- Directions
Quote the lines that run from the line containing "Output the LaTeX" down to the line containing "(0,0) rectangle (1087,1028);". Include both of those lines, reproduce each exactly, and omit everything else.

** start **

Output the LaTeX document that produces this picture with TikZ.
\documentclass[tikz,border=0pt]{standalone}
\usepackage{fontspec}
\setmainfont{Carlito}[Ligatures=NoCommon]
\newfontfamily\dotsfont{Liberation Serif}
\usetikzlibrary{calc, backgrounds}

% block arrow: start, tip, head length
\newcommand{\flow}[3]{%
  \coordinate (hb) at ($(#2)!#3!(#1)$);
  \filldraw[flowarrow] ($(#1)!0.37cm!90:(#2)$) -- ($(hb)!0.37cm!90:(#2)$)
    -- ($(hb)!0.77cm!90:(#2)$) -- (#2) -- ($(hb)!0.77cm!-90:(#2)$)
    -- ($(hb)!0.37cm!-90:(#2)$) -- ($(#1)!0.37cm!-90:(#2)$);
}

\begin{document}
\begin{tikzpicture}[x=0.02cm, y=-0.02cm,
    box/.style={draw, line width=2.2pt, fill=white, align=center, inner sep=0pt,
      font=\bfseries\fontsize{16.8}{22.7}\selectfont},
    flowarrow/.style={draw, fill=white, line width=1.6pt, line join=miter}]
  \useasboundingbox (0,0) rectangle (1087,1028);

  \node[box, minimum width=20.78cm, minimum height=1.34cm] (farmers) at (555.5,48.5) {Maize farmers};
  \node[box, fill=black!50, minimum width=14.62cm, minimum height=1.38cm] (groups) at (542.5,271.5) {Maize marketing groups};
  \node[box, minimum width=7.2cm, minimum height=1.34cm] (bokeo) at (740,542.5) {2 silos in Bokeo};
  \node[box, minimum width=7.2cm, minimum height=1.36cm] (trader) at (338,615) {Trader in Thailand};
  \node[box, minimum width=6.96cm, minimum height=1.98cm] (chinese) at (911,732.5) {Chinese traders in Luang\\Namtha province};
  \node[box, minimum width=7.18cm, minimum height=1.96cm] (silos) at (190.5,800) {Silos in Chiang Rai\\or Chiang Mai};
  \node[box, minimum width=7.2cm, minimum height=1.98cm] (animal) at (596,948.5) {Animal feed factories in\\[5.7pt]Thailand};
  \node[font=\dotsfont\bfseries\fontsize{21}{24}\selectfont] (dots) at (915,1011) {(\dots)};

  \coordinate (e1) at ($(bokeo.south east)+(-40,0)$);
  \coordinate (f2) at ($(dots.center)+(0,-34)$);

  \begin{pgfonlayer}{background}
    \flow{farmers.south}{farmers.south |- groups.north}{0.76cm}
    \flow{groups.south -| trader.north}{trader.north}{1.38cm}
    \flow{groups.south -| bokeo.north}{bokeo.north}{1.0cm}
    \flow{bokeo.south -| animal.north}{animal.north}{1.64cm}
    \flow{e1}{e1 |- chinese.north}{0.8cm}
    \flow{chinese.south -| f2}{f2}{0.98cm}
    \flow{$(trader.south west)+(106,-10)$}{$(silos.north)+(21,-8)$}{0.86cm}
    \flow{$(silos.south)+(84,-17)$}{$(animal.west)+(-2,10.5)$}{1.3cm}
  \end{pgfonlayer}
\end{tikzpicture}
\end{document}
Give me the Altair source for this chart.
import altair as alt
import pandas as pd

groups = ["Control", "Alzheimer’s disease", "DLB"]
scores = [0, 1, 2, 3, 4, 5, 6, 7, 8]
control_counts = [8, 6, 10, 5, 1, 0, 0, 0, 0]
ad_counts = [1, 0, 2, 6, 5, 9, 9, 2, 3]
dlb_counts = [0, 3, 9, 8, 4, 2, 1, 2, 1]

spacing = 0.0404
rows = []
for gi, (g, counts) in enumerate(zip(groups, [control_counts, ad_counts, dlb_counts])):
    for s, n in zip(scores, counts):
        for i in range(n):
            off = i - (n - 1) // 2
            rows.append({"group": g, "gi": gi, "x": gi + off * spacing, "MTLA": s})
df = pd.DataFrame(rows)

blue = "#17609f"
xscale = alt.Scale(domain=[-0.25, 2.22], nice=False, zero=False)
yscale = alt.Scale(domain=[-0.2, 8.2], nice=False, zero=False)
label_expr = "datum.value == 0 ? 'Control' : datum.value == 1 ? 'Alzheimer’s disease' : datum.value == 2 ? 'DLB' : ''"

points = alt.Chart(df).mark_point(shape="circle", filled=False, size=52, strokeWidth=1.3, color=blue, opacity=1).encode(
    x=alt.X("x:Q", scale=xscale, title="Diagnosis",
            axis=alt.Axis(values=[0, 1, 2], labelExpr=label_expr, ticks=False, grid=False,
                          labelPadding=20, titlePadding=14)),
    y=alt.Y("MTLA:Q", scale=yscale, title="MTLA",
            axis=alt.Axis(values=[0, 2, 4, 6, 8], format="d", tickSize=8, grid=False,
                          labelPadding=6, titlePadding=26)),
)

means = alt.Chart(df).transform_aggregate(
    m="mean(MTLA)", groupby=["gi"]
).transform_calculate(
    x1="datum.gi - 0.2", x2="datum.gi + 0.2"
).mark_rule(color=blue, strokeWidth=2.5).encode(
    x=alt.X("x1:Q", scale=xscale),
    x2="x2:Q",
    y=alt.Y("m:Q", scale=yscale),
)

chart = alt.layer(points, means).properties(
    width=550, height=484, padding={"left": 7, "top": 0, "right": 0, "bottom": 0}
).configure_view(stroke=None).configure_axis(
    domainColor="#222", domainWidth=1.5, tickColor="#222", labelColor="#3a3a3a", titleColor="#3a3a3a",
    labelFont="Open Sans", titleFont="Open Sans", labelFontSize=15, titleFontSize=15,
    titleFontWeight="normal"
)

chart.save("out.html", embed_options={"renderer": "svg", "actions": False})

** end **
** start **

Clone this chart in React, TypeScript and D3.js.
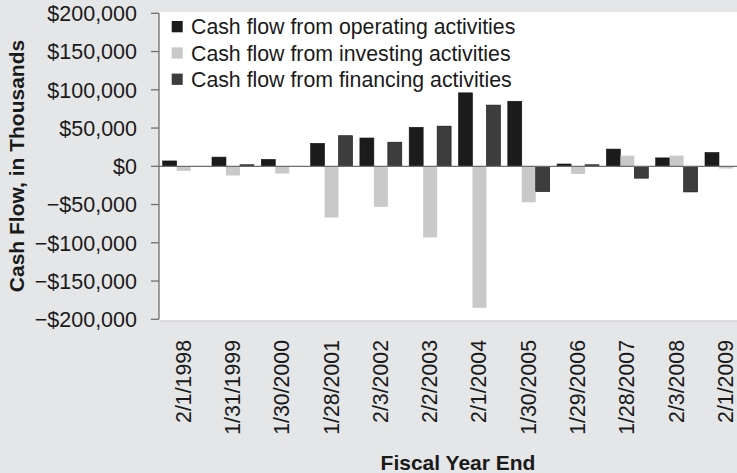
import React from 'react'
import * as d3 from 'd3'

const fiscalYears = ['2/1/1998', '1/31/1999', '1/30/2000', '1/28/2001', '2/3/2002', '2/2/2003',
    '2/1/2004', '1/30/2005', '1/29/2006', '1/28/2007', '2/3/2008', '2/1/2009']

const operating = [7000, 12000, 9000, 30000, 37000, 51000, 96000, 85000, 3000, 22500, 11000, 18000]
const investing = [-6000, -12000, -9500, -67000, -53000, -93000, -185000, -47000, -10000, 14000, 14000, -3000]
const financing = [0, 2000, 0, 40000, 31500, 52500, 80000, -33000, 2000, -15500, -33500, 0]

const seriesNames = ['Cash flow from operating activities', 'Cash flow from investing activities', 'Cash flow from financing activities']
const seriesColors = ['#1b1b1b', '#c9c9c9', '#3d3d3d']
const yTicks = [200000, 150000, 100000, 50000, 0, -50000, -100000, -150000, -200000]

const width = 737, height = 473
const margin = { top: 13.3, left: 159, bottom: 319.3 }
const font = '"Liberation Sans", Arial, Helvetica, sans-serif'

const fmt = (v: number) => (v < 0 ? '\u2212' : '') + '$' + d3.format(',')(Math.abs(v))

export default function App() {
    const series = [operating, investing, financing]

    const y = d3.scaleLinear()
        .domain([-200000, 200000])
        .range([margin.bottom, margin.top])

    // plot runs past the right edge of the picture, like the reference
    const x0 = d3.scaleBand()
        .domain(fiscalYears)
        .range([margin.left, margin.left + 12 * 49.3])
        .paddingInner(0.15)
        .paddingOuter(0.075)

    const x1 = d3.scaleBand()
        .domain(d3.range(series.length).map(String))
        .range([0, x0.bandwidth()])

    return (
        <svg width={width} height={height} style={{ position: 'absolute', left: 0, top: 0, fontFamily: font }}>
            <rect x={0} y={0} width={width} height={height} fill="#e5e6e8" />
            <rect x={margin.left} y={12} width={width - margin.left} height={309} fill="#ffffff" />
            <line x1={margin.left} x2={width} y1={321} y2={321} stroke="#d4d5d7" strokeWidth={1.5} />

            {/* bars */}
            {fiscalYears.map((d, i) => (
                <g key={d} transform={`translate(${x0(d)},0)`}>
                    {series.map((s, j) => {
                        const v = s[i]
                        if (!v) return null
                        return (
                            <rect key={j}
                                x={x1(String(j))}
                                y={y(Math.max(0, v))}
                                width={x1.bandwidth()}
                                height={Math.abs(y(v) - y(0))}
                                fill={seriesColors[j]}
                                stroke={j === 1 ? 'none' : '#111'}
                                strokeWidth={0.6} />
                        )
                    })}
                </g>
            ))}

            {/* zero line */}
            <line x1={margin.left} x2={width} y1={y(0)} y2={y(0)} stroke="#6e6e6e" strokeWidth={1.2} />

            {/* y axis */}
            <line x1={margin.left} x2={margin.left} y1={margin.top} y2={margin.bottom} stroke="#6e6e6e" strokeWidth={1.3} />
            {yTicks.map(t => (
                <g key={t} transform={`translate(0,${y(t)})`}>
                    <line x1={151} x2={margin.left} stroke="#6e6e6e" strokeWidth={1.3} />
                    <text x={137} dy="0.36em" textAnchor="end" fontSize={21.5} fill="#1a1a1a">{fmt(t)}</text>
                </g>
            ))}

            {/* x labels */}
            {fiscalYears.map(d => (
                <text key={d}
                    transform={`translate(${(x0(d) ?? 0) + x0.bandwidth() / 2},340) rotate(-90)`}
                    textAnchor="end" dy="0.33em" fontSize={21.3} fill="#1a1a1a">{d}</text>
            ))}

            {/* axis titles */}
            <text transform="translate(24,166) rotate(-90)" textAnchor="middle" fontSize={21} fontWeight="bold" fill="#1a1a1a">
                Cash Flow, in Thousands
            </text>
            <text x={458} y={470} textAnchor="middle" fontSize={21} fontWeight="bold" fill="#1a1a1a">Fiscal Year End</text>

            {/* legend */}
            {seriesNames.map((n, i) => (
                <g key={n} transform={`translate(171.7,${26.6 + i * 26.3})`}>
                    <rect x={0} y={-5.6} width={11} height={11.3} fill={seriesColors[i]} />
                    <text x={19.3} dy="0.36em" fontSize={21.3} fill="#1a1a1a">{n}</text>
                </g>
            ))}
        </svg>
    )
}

** end **

- Final result
Output the LaTeX document that produces this picture with TikZ.
\documentclass[tikz,border=0pt]{standalone}
\usepackage{fontspec}
\setmainfont{Carlito}[Ligatures=NoCommon]
\newfontfamily\dotsfont{Liberation Serif}
\usetikzlibrary{calc, backgrounds}

% block arrow: start, tip, head length
\newcommand{\flow}[3]{%
  \coordinate (hb) at ($(#2)!#3!(#1)$);
  \filldraw[flowarrow] ($(#1)!0.37cm!90:(#2)$) -- ($(hb)!0.37cm!90:(#2)$)
    -- ($(hb)!0.77cm!90:(#2)$) -- (#2) -- ($(hb)!0.77cm!-90:(#2)$)
    -- ($(hb)!0.37cm!-90:(#2)$) -- ($(#1)!0.37cm!-90:(#2)$);
}

\begin{document}
\begin{tikzpicture}[x=0.02cm, y=-0.02cm,
    box/.style={draw, line width=2.2pt, fill=white, align=center, inner sep=0pt,
      font=\bfseries\fontsize{16.8}{22.7}\selectfont},
    flowarrow/.style={draw, fill=white, line width=1.6pt, line join=miter}]
  \useasboundingbox (0,0) rectangle (1087,1028);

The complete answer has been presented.